Von den Nachbarn beim Jobcenter angeschwärzt
Autor: Manfred Wagner
Haßfurt, Montag, 09. Sept. 2013
Nachbarn zeigten eine Hartz-IV-Bezieherin wegen einer angeblichen Lebensgemeinschaft beim Job-Center an. Die Polizei kam im Morgengrauen und fand zwei noch warme Betten. Trotzdem stellte das Amtsgericht das Verfahren ein.
Immer öfter überprüft das Job-Center, ob angeblich alleinstehende Hartz-IV-Bezieher nicht in einer eheähnlichen Gemeinschaft leben und dadurch unrechtmäßig Leistungen abkassieren. Im Falle einer 21 Jahre alten Mutter, die ein zweijähriges Kleinkind versorgt, kam die Polizei im Morgengrauen angerückt. Neben Kleidungsstücken, Schuhen, Zeugnissen und einer Briefmarkensammlung, die dem Lebensgefährten der Hilfebezieherin gehörten, fanden die beiden Beamten mehrere Zahnbürsten sowie zwei noch warme Bettkuhlen vor. Trotz dieser Indizien stellte Jugendrichter Martin Kober das Strafverfahren in einem Prozess am Amtsgericht in Haßfurt gegen die junge Frau gegen eine Geldauflage von 200 Euro ein.
Es ging um 1611 Euro
Ausgelöst wurden die behördlichen Aktivitäten, weil Nachbarn die junge Mutter telefonisch angeschwärzt hatten. Im Gegensatz zu der Anonymität der Großstädte kennt natürlich in den kleineren Ortschaften des Kreises Haßberge jeder jeden. Die engen persönlichen Kontakte der Dorfbewohner sind in aller Regel positiv zu werten. Aber wo viel Licht ist, gibt es bekanntlich auch Schatten, denn: Diese Form der Sozialkontrolle kann zu Denunziationen, Missgunst und Neid führen.
Im vorliegenden Fall ging es um Hartz-IV-Bezüge im Zeitraum zwischen September und November 2012. Nach den Berechnungen des Amtes wurden in diesem Vierteljahr 1611 Euro an die 21-Jährige ausbezahlt. Vor dem Jugendgericht war nun die Kardinalfrage zu klären, ob die Hilfebezieherin während dieser Zeitspanne in einer eheähnlichen Gemeinschaft mit ihrem berufstätigen Freund lebte oder nicht.

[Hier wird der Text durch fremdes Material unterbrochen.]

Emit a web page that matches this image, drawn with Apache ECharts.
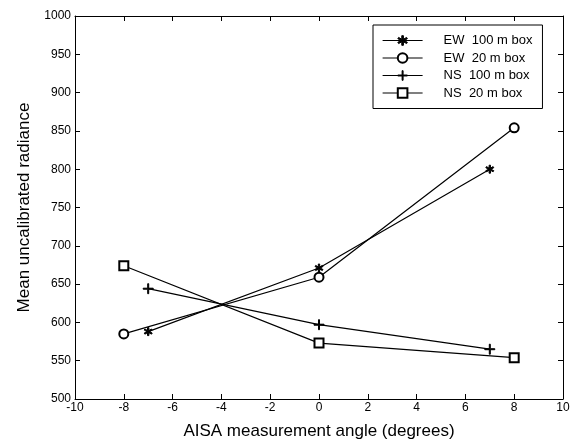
<!DOCTYPE html>
<html>
<head>
<meta charset="utf-8">
<style>
  html, body { margin: 0; padding: 0; background: #fff; }
  #chart { width: 577px; height: 445px; }
</style>
<script src="https://cdn.jsdelivr.net/npm/echarts@6/dist/echarts.min.js"></script>
</head>
<body>
<div id="chart"></div>
<script>
// angles (degrees) and mean radiance for each box
const ew100 = [[-7, 588], [0, 671], [7, 800]];
const ew20 = [[-8, 585], [0, 659], [8, 854]];
const ns100 = [[-7, 644], [0, 597], [7, 565]];
const ns20 = [[-8, 674], [0, 573], [8, 554]];
const seriesNames = ["EW  100 m box", "EW  20 m box", "NS  100 m box", "NS  20 m box"];

const font = "Liberation Sans, Arial, Helvetica, sans-serif";

// marker shapes
const asterisk = "path://M4.3,0h1.4v3.3l2.7-1.7l0.7,1.2l-2.8,1.7l2.8,1.7l-0.7,1.2l-2.7-1.7v3.3h-1.4v-3.3l-2.7,1.7l-0.7-1.2l2.8-1.7l-2.8-1.7l0.7-1.2l2.7,1.7z";
const plus = "path://M4.5,0h1v4.5h4.5v1h-4.5v4.5h-1v-4.5h-4.5v-1h4.5z";

function line(name, data, symbol, size) {
  return {
    name: name,
    type: "line",
    data: data,
    symbol: symbol,
    symbolSize: size,
    showAllSymbol: true,
    lineStyle: { color: "#000", width: 1.2 },
    itemStyle: { color: "#000", borderColor: "#000", borderWidth: 1 },
    emphasis: { disabled: true },
    z: 3
  };
}

const axisBase = {
  axisLine: { show: true, onZero: false, lineStyle: { color: "#000", width: 1 } },
  axisTick: { show: true, inside: true, length: 5, lineStyle: { color: "#000" } },
  splitLine: { show: false }
};

const chart = echarts.init(document.getElementById("chart"));
chart.setOption({
  animation: false,
  backgroundColor: "#fff",
  grid: { left: 75, right: 14, top: 16, bottom: 42 },
  legend: {
    orient: "vertical",
    left: 373,
    top: 25,
    padding: [9, 10, 9, 9],
    itemGap: 4.5,
    itemWidth: 40,
    itemHeight: 12,
    borderColor: "#000",
    borderWidth: 1,
    backgroundColor: "#fff",
    lineStyle: { width: 1.2 },
    itemStyle: { borderWidth: 1 },
    textStyle: { fontFamily: font, fontSize: 13, color: "#000", padding: [0, 0, 0, 16] },
    data: seriesNames
  },
  xAxis: [
    Object.assign({}, axisBase, {
      type: "value", min: -10, max: 10, interval: 2,
      name: "AISA measurement angle (degrees)",
      nameLocation: "middle", nameGap: 24,
      nameTextStyle: { fontFamily: font, fontSize: 17, color: "#000" },
      axisLabel: { fontFamily: font, fontSize: 12, color: "#000", margin: 3 }
    }),
    Object.assign({}, axisBase, {
      type: "value", position: "top", min: -10, max: 10, interval: 2,
      axisLabel: { show: false }
    })
  ],
  yAxis: [
    Object.assign({}, axisBase, {
      type: "value", min: 500, max: 1000, interval: 50,
      name: "Mean uncalibrated radiance",
      nameLocation: "middle", nameGap: 42,
      nameTextStyle: { fontFamily: font, fontSize: 17, color: "#000" },
      axisLabel: { fontFamily: font, fontSize: 12, color: "#000", margin: 4, formatter: function (v) { return String(v); } }
    }),
    Object.assign({}, axisBase, {
      type: "value", position: "right", min: 500, max: 1000, interval: 50,
      axisLabel: { show: false }
    })
  ],
  series: [
    line(seriesNames[0], ew100, asterisk, 8),
    line(seriesNames[1], ew20, "emptyCircle", 9),
    line(seriesNames[2], ns100, plus, 10),
    line(seriesNames[3], ns20, "emptyRect", 9)
  ]
});
</script>
</body>
</html>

Aufgebracht beharrte die Angeklagte darauf, dass damals keine Beziehung mit dem Kindesvater bestand. "Er kam zwar regelmäßig, aber nur um seine kleine Tochter zu besuchen", versicherte sie. Und wenn er mal über Nacht blieb, dann auch nur wegen der Kleinen, die laut Beschuldigter öfter "durchdrehte und wie am Spieß schrie". In der fraglichen Zeit jedenfalls, erläuterte sie weiter, habe der Freund bei seinen Großeltern gewohnt. Zudem habe sie damals einen anderen Schatz gehabt.
Zweifel bleiben
Um den Sachverhalt zu klären, wurden der ermittelnde Polizeibeamte, die Sachbearbeiterin des Job-Centers sowie drei Zeugen vernommen. Obwohl nach der Beweisaufnahme vieles dafür sprach, dass tatsächlich eine Lebensgemeinschaft bestanden hatte, konnten letzte Zweifel nicht völlig ausgeräumt werden. Und so unterbreitete der Richter der strafrechtlich unbescholtenen Angeschuldigten ein "Friedensangebot", das auch der Staatsanwalt akzeptierte.
Demnach wurde das Verfahren vorläufig eingestellt. Die Schwangere muss jedoch bis zum 1. Januar 2014 an den Jugendhilfefonds Haßberge eine Geldauflage von 200 Euro bezahlen. Dann erst folgt die endgültige Einstellung des Verfahrens. Aktuell sieht es so aus, dass die 21-jährige Mutter und der Lebensgefährte sich wieder versöhnt haben und in Kürze mit der gemeinsamen Tochter sogar eine Wohnung beziehen wollen. Spätestens dann benötigt die junge Familie keine öffentliche Unterstützung mehr.